Copy out every line in which the string "this" occurs.

* _Supplied material_

'''

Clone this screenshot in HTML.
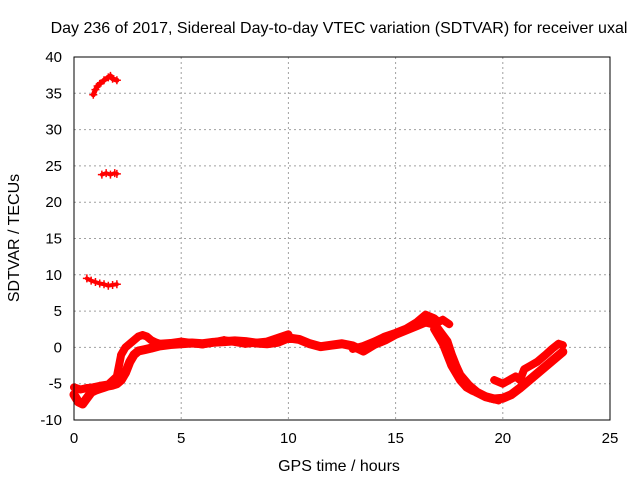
<!DOCTYPE html>
<html><head><meta charset="utf-8"><style>
body{margin:0;background:#fff;}
svg{font-family:"Liberation Sans",sans-serif;font-size:15px;}
</style></head><body>
<svg id="chart" width="640" height="480" xmlns="http://www.w3.org/2000/svg">
<text x="339" y="33" text-anchor="middle" fill="#000" style="font-size:16px">Day 236 of 2017, Sidereal Day-to-day VTEC variation (SDTVAR) for receiver uxal</text>
<text x="339" y="471" text-anchor="middle" style="font-size:16px">GPS time / hours</text>
<text transform="translate(19,238) rotate(-90)" text-anchor="middle" style="font-size:16px">SDTVAR / TECUs</text>
<g id="grid"></g><g id="ticks"></g><g id="marks"></g>
<rect x="74" y="57" width="536" height="363" fill="none" stroke="#000" stroke-width="1"/>
</svg>
<script>
const xTicks=[0,5,10,15,20,25];
const yTicks=[-10,-5,0,5,10,15,20,25,30,35,40];
const trackMainT=[0,0.2,0.4,0.6,0.8,1,1.2,1.4,1.6,1.8,2,2.2,2.4,2.6,2.8,3,3.3,3.6,4,4.5,5,5.5,6,6.5,7,7.5,8,8.5,9,9.5,10,10.5,11,11.5,12,12.5,13,13.5,14,14.5,15,15.5,16,16.4,16.8,17.1,17.4,17.6,17.8,18,18.4,18.8,19.2,19.6,20,20.4,20.8,21.2,21.6,22,22.4,22.8];
const trackMainV=[-6.5,-7.5,-7.8,-7,-6.2,-5.9,-5.7,-5.5,-5.3,-5.2,-5,-4.5,-3.5,-2,-1,-0.5,-0.3,-0.1,0.2,0.4,0.5,0.6,0.5,0.7,0.8,0.9,0.8,0.6,0.5,0.7,1.3,1.1,0.5,0.1,0.3,0.5,0.2,-0.5,0.4,1,1.8,2.4,3,3.5,3.2,2,0.8,-1,-2.5,-3.8,-5.2,-6.2,-6.8,-7.1,-7,-6.5,-5.6,-4.6,-3.6,-2.6,-1.6,-0.6];
const trackEarlyT=[0,0.3,0.6,0.9,1.2,1.6,2,2.2,2.4,2.6,2.8,3,3.2,3.4,3.6,3.8,4,4.5,5,6,7,8,9,10];
const trackEarlyV=[-5.5,-5.8,-5.6,-5.5,-5.3,-5.1,-4,-1,0,0.5,1,1.5,1.7,1.5,1,0.7,0.5,0.6,0.8,0.4,1,0.5,0.8,1.8];
const trackLateT=[13,13.5,14,14.5,15,15.5,16,16.4,16.8,17,17.2,17.5];
const trackLateV=[-0.2,0.2,0.8,1.5,2,2.6,3.5,4.5,4,3.5,3.8,3.2];
const trackDescT=[16.8,17,17.2,17.4,17.6,17.8,18,18.3,18.6,19,19.4,19.8];
const trackDescV=[2.5,1.5,0.5,-1,-2.5,-3.5,-4.5,-5.5,-6,-6.5,-7,-7.3];
const trackRiseT=[19.6,20,20.3,20.6,20.8,21,21.3,21.6,22,22.3,22.6,22.8];
const trackRiseV=[-4.5,-5,-4.5,-4,-4.5,-3,-2.5,-2,-1,-0.2,0.5,0.3];
const trackHighT=[0.9,1,1.1,1.2,1.4,1.6,1.7,1.8,2];
const trackHighV=[34.8,35.5,36,36.3,36.8,37.2,37.4,37,36.8];
const trackMidT=[1.3,1.5,1.7,1.9,2];
const trackMidV=[23.8,24,23.8,24,23.9];
const trackLowT=[0.6,0.8,1,1.2,1.4,1.6,1.8,2];
const trackLowV=[9.5,9.2,9,8.8,8.7,8.5,8.6,8.7];
const X=t=>74+t*536/25, Y=v=>57+(40-v)*363/50;
const ns="http://www.w3.org/2000/svg";
function mk(tag,attrs,parent){const e=document.createElementNS(ns,tag);for(const k in attrs)e.setAttribute(k,attrs[k]);parent.appendChild(e);return e;}
const grid=document.getElementById('grid'),ticks=document.getElementById('ticks'),marks=document.getElementById('marks');
xTicks.forEach(t=>{
 if(t>0&&t<25){const g=mk('line',{x1:X(t),x2:X(t),y1:57,y2:420,stroke:'#a0a0a0','stroke-dasharray':'2,3'},grid);
 
 }
 const l=mk('text',{x:X(t),y:443,'text-anchor':'middle'},ticks);l.textContent=t;
 
 
});
yTicks.forEach(v=>{
 if(v>-10&&v<40){const g=mk('line',{x1:74,x2:610,y1:Y(v),y2:Y(v),stroke:'#a0a0a0','stroke-dasharray':'2,3'},grid);
 
 }
 const l=mk('text',{x:62,y:Y(v)+5,'text-anchor':'end'},ticks);l.textContent=v;
 
 
});
const tracks=[[trackMainT,trackMainV,9],[trackEarlyT,trackEarlyV,8],[trackLateT,trackLateV,8],[trackDescT,trackDescV,8],[trackRiseT,trackRiseV,8],[trackHighT,trackHighV,5],[trackMidT,trackMidV,4],[trackLowT,trackLowV,4]];
tracks.forEach(([T,V,w])=>{
 const d=T.map((t,i)=>(i?'L':'M')+X(t)+','+Y(V[i])).join(' ');
 const p=mk('path',{d:d,fill:'none',stroke:'#f00','stroke-width':w,'stroke-linejoin':'round','stroke-linecap':'round'},marks);
 
 
 T.forEach((t,i)=>{const x=X(t),y=Y(V[i]);
  const m=mk('path',{d:`M${x-4},${y}H${x+4}M${x},${y-4}V${y+4}`,stroke:'#f00','stroke-width':1.5},marks);
  
  
 });
});
</script>
</body></html>
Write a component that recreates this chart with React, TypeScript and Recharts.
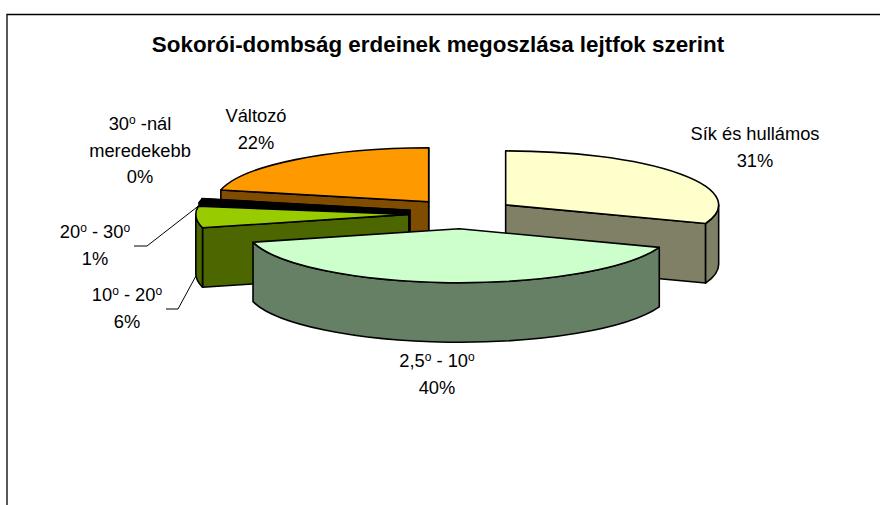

'''

* _Result of the exercise_
Clone this screenshot in HTML.
Write a component that recreates this chart with React, TypeScript and Recharts.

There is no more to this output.